SUPPLIED INFORMATION:

============================================================

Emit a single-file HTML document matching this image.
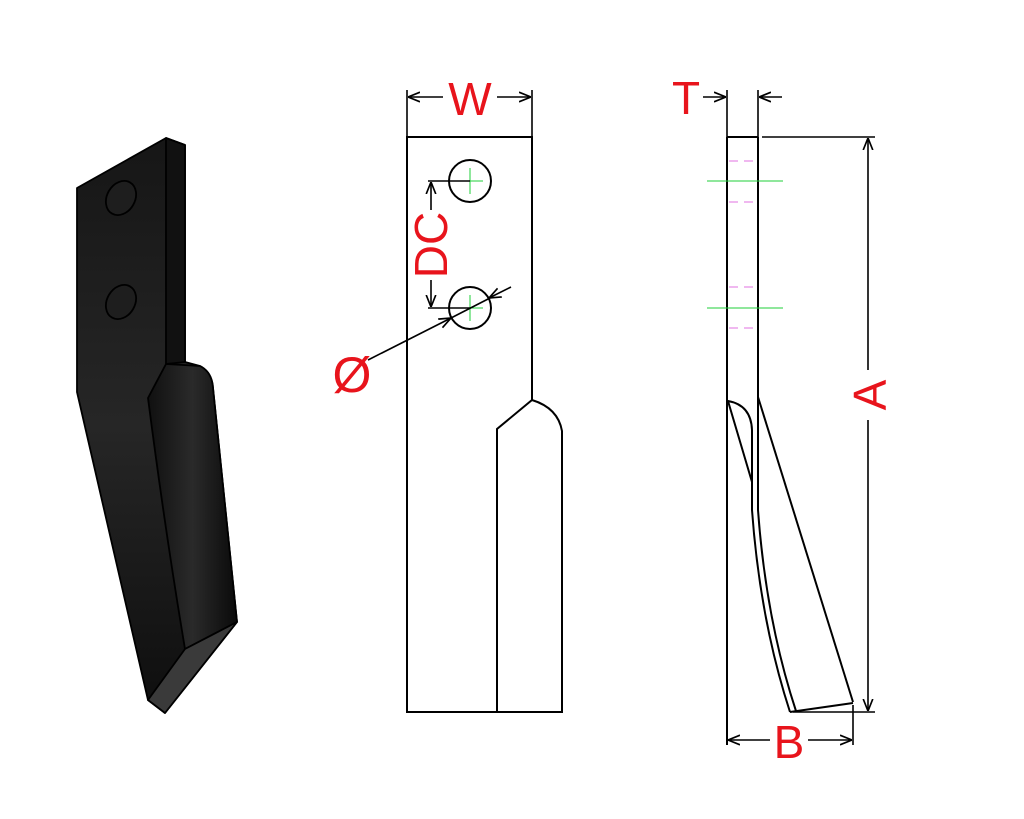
<!DOCTYPE html>
<html><head><meta charset="utf-8"><style>
html,body{margin:0;padding:0;background:#fff;}
svg{display:block}
text{font-family:"Liberation Sans",sans-serif;fill:#e8141c;}
</style></head><body>
<svg width="1024" height="819" viewBox="0 0 1024 819" xmlns="http://www.w3.org/2000/svg">
<defs>
<linearGradient id="g1" x1="0" y1="0" x2="0" y2="1">
<stop offset="0" stop-color="#161616"/><stop offset="0.5" stop-color="#262626"/><stop offset="1" stop-color="#0e0e0e"/>
</linearGradient>
<linearGradient id="g2" x1="0" y1="0" x2="1" y2="0">
<stop offset="0" stop-color="#101010"/><stop offset="0.5" stop-color="#2a2a2a"/><stop offset="1" stop-color="#0a0a0a"/>
</linearGradient>
<marker id="ar" viewBox="0 0 10 10" refX="10" refY="5" markerWidth="12" markerHeight="12" markerUnits="userSpaceOnUse" orient="auto">
<path d="M0,1 L10,5 L0,9" fill="none" stroke="#000" stroke-width="1.4"/>
</marker>
</defs>

<g stroke="#000" stroke-width="1.8" stroke-linejoin="round">
<path d="M77,188 L166,138 L185,145 L185,362 L200,366 Q212,372 213,388 L237,622 L165,713 L148,700 L77,392 Z" fill="url(#g1)"/>
<path d="M166,138 L185,145 L185,362 L166,364 Z" fill="#111"/>
<path d="M166,364 L200,366 Q212,372 213,388 L237,622 L185,649 Q165,530 148,398 Z" fill="url(#g2)"/>
<path d="M185,649 L237,622 L165,713 L148,700 Z" fill="#3a3a3a"/>
<ellipse cx="121" cy="198" rx="14" ry="18" transform="rotate(30 121 198)" fill="#1e1e1e"/>
<ellipse cx="121" cy="302" rx="14" ry="18" transform="rotate(30 121 302)" fill="#1e1e1e"/>
</g>

<g fill="none" stroke="#000" stroke-width="2">
<path d="M532,400 V137 H407 V712 H562 V431 Q558,408 532,400 L497,429 V712"/>
<circle cx="470" cy="181" r="21"/>
<circle cx="470" cy="308" r="21"/>
</g>
<g stroke="#1fcf3a" stroke-width="1">
<line x1="470" y1="168" x2="470" y2="194"/><line x1="458" y1="181" x2="483" y2="181"/>
<line x1="470" y1="295" x2="470" y2="321"/><line x1="458" y1="308" x2="483" y2="308"/>
</g>
<g stroke="#000" stroke-width="1.6" fill="none">
<line x1="407" y1="137" x2="407" y2="90"/><line x1="532" y1="137" x2="532" y2="90"/>
<line x1="443" y1="97" x2="408" y2="97" marker-end="url(#ar)"/>
<line x1="497" y1="97" x2="531" y2="97" marker-end="url(#ar)"/>
<line x1="428" y1="181" x2="470" y2="181"/><line x1="428" y1="308" x2="470" y2="308"/>
<line x1="431" y1="210" x2="431" y2="182" marker-end="url(#ar)"/>
<line x1="431" y1="280" x2="431" y2="307" marker-end="url(#ar)"/>
<line x1="368" y1="360" x2="451" y2="318" marker-end="url(#ar)"/>
<line x1="451" y1="318" x2="490" y2="298"/>
<line x1="511" y1="287" x2="489" y2="298" marker-end="url(#ar)"/>
</g>
<text x="470" y="115" font-size="46" text-anchor="middle">W</text>
<text transform="translate(447,245) rotate(-90)" font-size="46" text-anchor="middle">DC</text>
<text x="352" y="392" font-size="50" text-anchor="middle">Ø</text>

<g fill="none" stroke="#000" stroke-width="2">
<line x1="727" y1="137" x2="727" y2="745"/>
<line x1="727" y1="137" x2="758" y2="137"/>
<line x1="758" y1="137" x2="758" y2="392"/>
<path d="M728,401 Q751,405 752,430 V482 Z"/>
<path d="M752,482 V510 Q760,620 790,712"/>
<path d="M758,392 V510 Q766,620 796,711"/>
<line x1="758" y1="397" x2="853" y2="702"/>
<line x1="790" y1="712" x2="853" y2="703"/>
</g>
<g stroke="#e070e0" stroke-width="1" stroke-dasharray="9,6">
<line x1="729" y1="161" x2="757" y2="161"/><line x1="729" y1="202" x2="757" y2="202"/>
<line x1="729" y1="287" x2="757" y2="287"/><line x1="729" y1="328" x2="757" y2="328"/>
</g>
<g stroke="#1fcf3a" stroke-width="1">
<line x1="707" y1="181" x2="783" y2="181"/><line x1="707" y1="308" x2="783" y2="308"/>
</g>
<g stroke="#000" stroke-width="1.6" fill="none">
<line x1="727" y1="90" x2="727" y2="137"/><line x1="758" y1="90" x2="758" y2="137"/>
<line x1="703" y1="97" x2="726" y2="97" marker-end="url(#ar)"/>
<line x1="782" y1="97" x2="759" y2="97" marker-end="url(#ar)"/>
<line x1="762" y1="137" x2="875" y2="137"/>
<line x1="793" y1="712" x2="875" y2="712"/>
<line x1="868" y1="370" x2="868" y2="138" marker-end="url(#ar)"/>
<line x1="868" y1="420" x2="868" y2="711" marker-end="url(#ar)"/>
<line x1="853" y1="705" x2="853" y2="745"/>
<line x1="770" y1="740" x2="728" y2="740" marker-end="url(#ar)"/>
<line x1="808" y1="740" x2="852" y2="740" marker-end="url(#ar)"/>
</g>
<text x="686" y="114" font-size="46" text-anchor="middle">T</text>
<text transform="translate(886,395) rotate(-90)" font-size="46" text-anchor="middle">A</text>
<text x="789" y="758" font-size="46" text-anchor="middle">B</text>
</svg>
</body></html>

============================================================

DIRECTIONS:
Print out the material word for word, omitting the pictures.

TASK RESULT:
Emit a single-file HTML document matching this image.
<!DOCTYPE html>
<html><head><meta charset="utf-8"><style>
html,body{margin:0;padding:0;background:#fff;}
svg{display:block}
text{font-family:"Liberation Sans",sans-serif;fill:#e8141c;}
</style></head><body>
<svg width="1024" height="819" viewBox="0 0 1024 819" xmlns="http://www.w3.org/2000/svg">
<defs>
<linearGradient id="g1" x1="0" y1="0" x2="0" y2="1">
<stop offset="0" stop-color="#161616"/><stop offset="0.5" stop-color="#262626"/><stop offset="1" stop-color="#0e0e0e"/>
</linearGradient>
<linearGradient id="g2" x1="0" y1="0" x2="1" y2="0">
<stop offset="0" stop-color="#101010"/><stop offset="0.5" stop-color="#2a2a2a"/><stop offset="1" stop-color="#0a0a0a"/>
</linearGradient>
<marker id="ar" viewBox="0 0 10 10" refX="10" refY="5" markerWidth="12" markerHeight="12" markerUnits="userSpaceOnUse" orient="auto">
<path d="M0,1 L10,5 L0,9" fill="none" stroke="#000" stroke-width="1.4"/>
</marker>
</defs>

<g stroke="#000" stroke-width="1.8" stroke-linejoin="round">
<path d="M77,188 L166,138 L185,145 L185,362 L200,366 Q212,372 213,388 L237,622 L165,713 L148,700 L77,392 Z" fill="url(#g1)"/>
<path d="M166,138 L185,145 L185,362 L166,364 Z" fill="#111"/>
<path d="M166,364 L200,366 Q212,372 213,388 L237,622 L185,649 Q165,530 148,398 Z" fill="url(#g2)"/>
<path d="M185,649 L237,622 L165,713 L148,700 Z" fill="#3a3a3a"/>
<ellipse cx="121" cy="198" rx="14" ry="18" transform="rotate(30 121 198)" fill="#1e1e1e"/>
<ellipse cx="121" cy="302" rx="14" ry="18" transform="rotate(30 121 302)" fill="#1e1e1e"/>
</g>

<g fill="none" stroke="#000" stroke-width="2">
<path d="M532,400 V137 H407 V712 H562 V431 Q558,408 532,400 L497,429 V712"/>
<circle cx="470" cy="181" r="21"/>
<circle cx="470" cy="308" r="21"/>
</g>
<g stroke="#1fcf3a" stroke-width="1">
<line x1="470" y1="168" x2="470" y2="194"/><line x1="458" y1="181" x2="483" y2="181"/>
<line x1="470" y1="295" x2="470" y2="321"/><line x1="458" y1="308" x2="483" y2="308"/>
</g>
<g stroke="#000" stroke-width="1.6" fill="none">
<line x1="407" y1="137" x2="407" y2="90"/><line x1="532" y1="137" x2="532" y2="90"/>
<line x1="443" y1="97" x2="408" y2="97" marker-end="url(#ar)"/>
<line x1="497" y1="97" x2="531" y2="97" marker-end="url(#ar)"/>
<line x1="428" y1="181" x2="470" y2="181"/><line x1="428" y1="308" x2="470" y2="308"/>
<line x1="431" y1="210" x2="431" y2="182" marker-end="url(#ar)"/>
<line x1="431" y1="280" x2="431" y2="307" marker-end="url(#ar)"/>
<line x1="368" y1="360" x2="451" y2="318" marker-end="url(#ar)"/>
<line x1="451" y1="318" x2="490" y2="298"/>
<line x1="511" y1="287" x2="489" y2="298" marker-end="url(#ar)"/>
</g>
<text x="470" y="115" font-size="46" text-anchor="middle">W</text>
<text transform="translate(447,245) rotate(-90)" font-size="46" text-anchor="middle">DC</text>
<text x="352" y="392" font-size="50" text-anchor="middle">Ø</text>

<g fill="none" stroke="#000" stroke-width="2">
<line x1="727" y1="137" x2="727" y2="745"/>
<line x1="727" y1="137" x2="758" y2="137"/>
<line x1="758" y1="137" x2="758" y2="392"/>
<path d="M728,401 Q751,405 752,430 V482 Z"/>
<path d="M752,482 V510 Q760,620 790,712"/>
<path d="M758,392 V510 Q766,620 796,711"/>
<line x1="758" y1="397" x2="853" y2="702"/>
<line x1="790" y1="712" x2="853" y2="703"/>
</g>
<g stroke="#e070e0" stroke-width="1" stroke-dasharray="9,6">
<line x1="729" y1="161" x2="757" y2="161"/><line x1="729" y1="202" x2="757" y2="202"/>
<line x1="729" y1="287" x2="757" y2="287"/><line x1="729" y1="328" x2="757" y2="328"/>
</g>
<g stroke="#1fcf3a" stroke-width="1">
<line x1="707" y1="181" x2="783" y2="181"/><line x1="707" y1="308" x2="783" y2="308"/>
</g>
<g stroke="#000" stroke-width="1.6" fill="none">
<line x1="727" y1="90" x2="727" y2="137"/><line x1="758" y1="90" x2="758" y2="137"/>
<line x1="703" y1="97" x2="726" y2="97" marker-end="url(#ar)"/>
<line x1="782" y1="97" x2="759" y2="97" marker-end="url(#ar)"/>
<line x1="762" y1="137" x2="875" y2="137"/>
<line x1="793" y1="712" x2="875" y2="712"/>
<line x1="868" y1="370" x2="868" y2="138" marker-end="url(#ar)"/>
<line x1="868" y1="420" x2="868" y2="711" marker-end="url(#ar)"/>
<line x1="853" y1="705" x2="853" y2="745"/>
<line x1="770" y1="740" x2="728" y2="740" marker-end="url(#ar)"/>
<line x1="808" y1="740" x2="852" y2="740" marker-end="url(#ar)"/>
</g>
<text x="686" y="114" font-size="46" text-anchor="middle">T</text>
<text transform="translate(886,395) rotate(-90)" font-size="46" text-anchor="middle">A</text>
<text x="789" y="758" font-size="46" text-anchor="middle">B</text>
</svg>
</body></html>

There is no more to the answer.